Saturday, April 4, 2015
CONCERN IS growing that Myanmar's military will postpone upcoming elections that are seen as pivotal to the impoverished country's opening and reforms that the US, Australia and other Western countries praised in 2012.

Opposition leader and Nobel laureate Aung San Suu Kyi has lashed out at what she calls the country's "hardline regime" and says president Thein Sein is insincere about reforms and may try to delay the election.

"If he had been sincere about reform, then we would be much further ahead than we are," Ms Suu Kyi told Reuters in the capital Naypyidaw.

Ms Suu Kyi, 70, stressed the importance of the election scheduled for November that her National League for Democracy would probably win, saying it is a "real test of whether we are on the route to democracy or not."

Myanmar expert Bertil Lintner, who has written books on the country, believes there is only a 25 percent chance the election will go ahead, saying the military never planned to relinquish power.

"Basically, I think the government has had a plan all along, they've created a certain political system, and they want Burma [Myanmar] to be that way," Mr Lintner told the Democratic Voice of Burma, a media organisation run by Burmese expatriates.

"It's not a process, it's not going to go anywhere from here . . . unless of course the people press for more and they get someone to listen to their demands, but that doesn't seem to be very likely right now," he said.

Ms Suu Kyi questioned US praise of Myanmar's government that saw both US president Barack Obama and former US secretary of state Hillary Clinton visit the country to encourage reforms.

"I would ask whether it actually encourages them to do more or it simply makes them more complacent," she said.

"The United States and the West in general are too optimistic and a bit of healthy scepticism would help everybody a great deal."

Australia was also quick to praise the country's generals after they pledged to end half a century and often-brutal rule, boosting aid to the country to more than $90 million.

Ms Suu Ky denied she had been outmanoeuvred by the military after spending 15 years under house arrest and then agreeing to become a member of parliament and opposition leader.

"We've always known that they would not give up their privileges easily," she said.

"There's a time when we have to stand up for our principles and there's a time when one of the principles should be national reconciliation rather than digging up the past."

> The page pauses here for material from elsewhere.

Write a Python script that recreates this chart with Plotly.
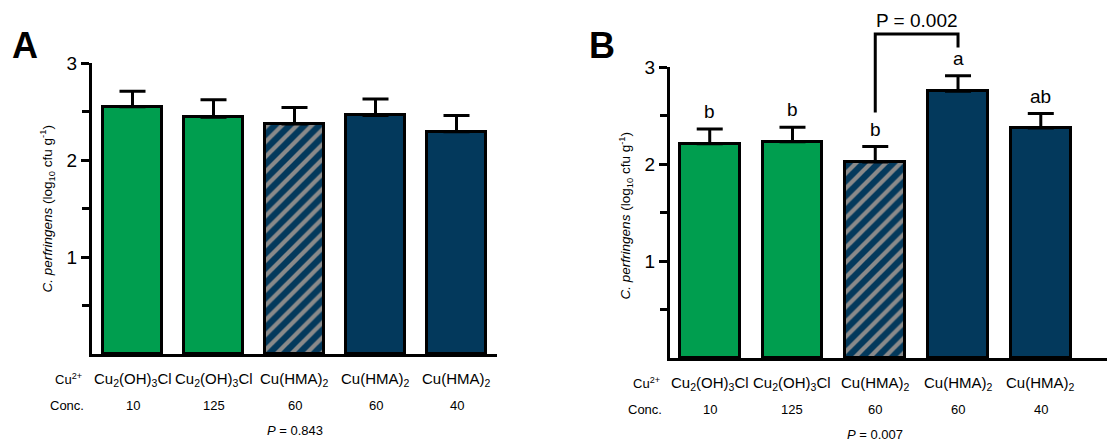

Ms Suu Kyi said she has not given up hope of becoming Myanmar's president despite that the military has refused amend the constitution that bars presidential candidates with a foreign spouse or children.

Her late husband was British, as are her two sons.

But she said hardliners in the government were "not interested in negotiations or in amending the constitution or taking seriously the will of the people".

Ms Suu Kyi said her party was "ready to govern" but did not rule out the party boycotting the election if it goes ahead and she could not become president.

"We don't think that boycotting the election is the best choice. But we are not ruling it out altogether," she said.

"We are leaving our options open."

The National League for Democracy boycotted a 2010 election, widely regarded as rigged, which installed Mr Thein Sein, a former general.

The party won the country's last democratic election in 1990 by a landslide but the military nullified the result.